Saturday, August 11, 2007

Race Report

The final Arizona Road Racers Summer Series race took place this morning at South Mountain Park. They said close to a thousand runners were there. It was another humid morning, though not quite as bad as the last race. The course made up for it though. It was an out-and-back course up on the mountain. To help mentally prepare me for the race a guy from West Valley Runners told me that although the first half is uphill, don't expect to be running downhill the second. An email I got from the race directors also said that the course is uphill both ways! It was definitely a tough course. It would be nice to have some hills to train on, that's for sure.

I had a pretty slow start because I wasn't able to get very close to the starting line, so I had to make my way through a lot of people. Once things were clear, I felt pretty good. Definitely felt the hill though. The quarter mile before the turnaround was the toughest of the inclines. Then there was a very noticeable downhill. I was starting to think "This doesn't feel like an uphill." And quite honestly the remainder of the course didn't either, but it didn't feel like much of a downhill.

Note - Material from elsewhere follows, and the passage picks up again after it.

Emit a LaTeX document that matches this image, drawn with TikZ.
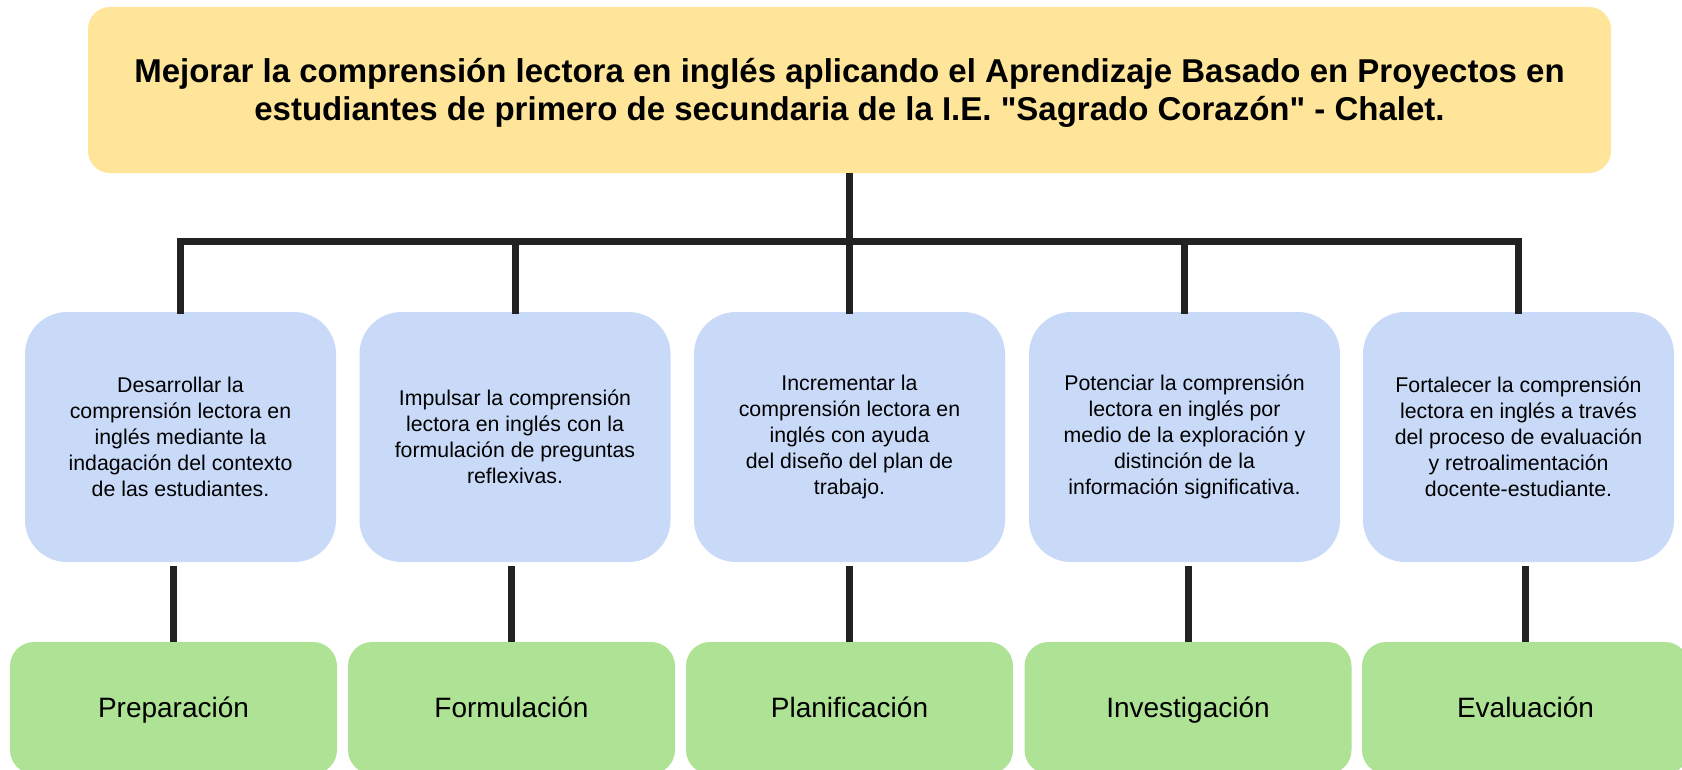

I didn't see the first mile marker, so I don't know what my split was, but at mile 2 I was at 13 minutes, about 40 seconds slower than I wanted to be. I was able to push it the rest of the way, and still have some energy left for the final kick. That felt good to finish strong. Afterwards, Lani told me I was too fast for her to get a picture. I'll have to remember to slow down next time. I finished in a time of 20:05, about 40 seconds slower that I was hoping for.

While we were waiting for the results, we heard them announce a little kids race for all who were interested, so I brought our 3-year-old over (she also loves to run). It was a very short out-and-back. She was pretty excited. We started going, and she started smiling big. After we turned around, and mommy snapped a picture, I grabbed our 1-year old and we all ran to the finish. All the kids got cool medals and a Capri-Sun. The girls were clearly proud of themselves. Mommy and Daddy are too.

For a list of complete results for the Summer Series, click here.

Update: Raisin Bran

See original post: "Would you like some Raisins with your Bran?"

Had to put extra raisins in my bowl this morning.

Friday, August 10, 2007

Update: Coaching

See original post: "Coach Axman"

I just found out last night that the cross-country practices are scheduled to begin on the 14th of August, not after Labor Day! So, I'll start coaching sooner than expected. It's gonna be a great season!

Thursday, August 9, 2007

Would you like some Bran with your Raisins?

Have you had a bowl of Raisin Bran lately? It looked like a pretty good post-run breakfast--5 grams of protein, 45 grams of carbs. I opened the box and poured myself a bowl. Whoa! The bowl was almost completely full of raisins. The first bite I took was a heaping spoonful of raisins. And I thought there were only supposed to be two scoops of raisins in the box! Well, I suppose the two scoops probably just landed on top of the bran, and the bottom of the box will be almost completely void of raisins. It all averages out, right? I've eaten Raisin Bran all my life and I don't remember this being a problem when I was a kid. What's a cereal lover supposed to do? I really like this cereal and I am sure I will buy it again. I guess I'll just have to remember to mix it up before I serve it up.

Tuesday, August 7, 2007

Coach Axman

Living and working in Arizona has provided a great opportunity for me. One of the things I have always wanted to do is to be a track or cross-country coach (although I recently added it to my "to do" list). This week, I accepted a job as the cross-country coach for one of the middle schools in the district where I work. I am so excited! The team will consist of boys and girls in the 6th through 8th grades. I don't really have any coaching experience, but I am ready to jump into it and have fun with the kids. The season starts after Labor Day and runs for about eight weeks. We will have six meets during that time, all of which will involve several other schools. Practices will be held Monday through Wednesday. I am very excited for this opportunity and am looking forward to working with the kids. Go Bulldogs!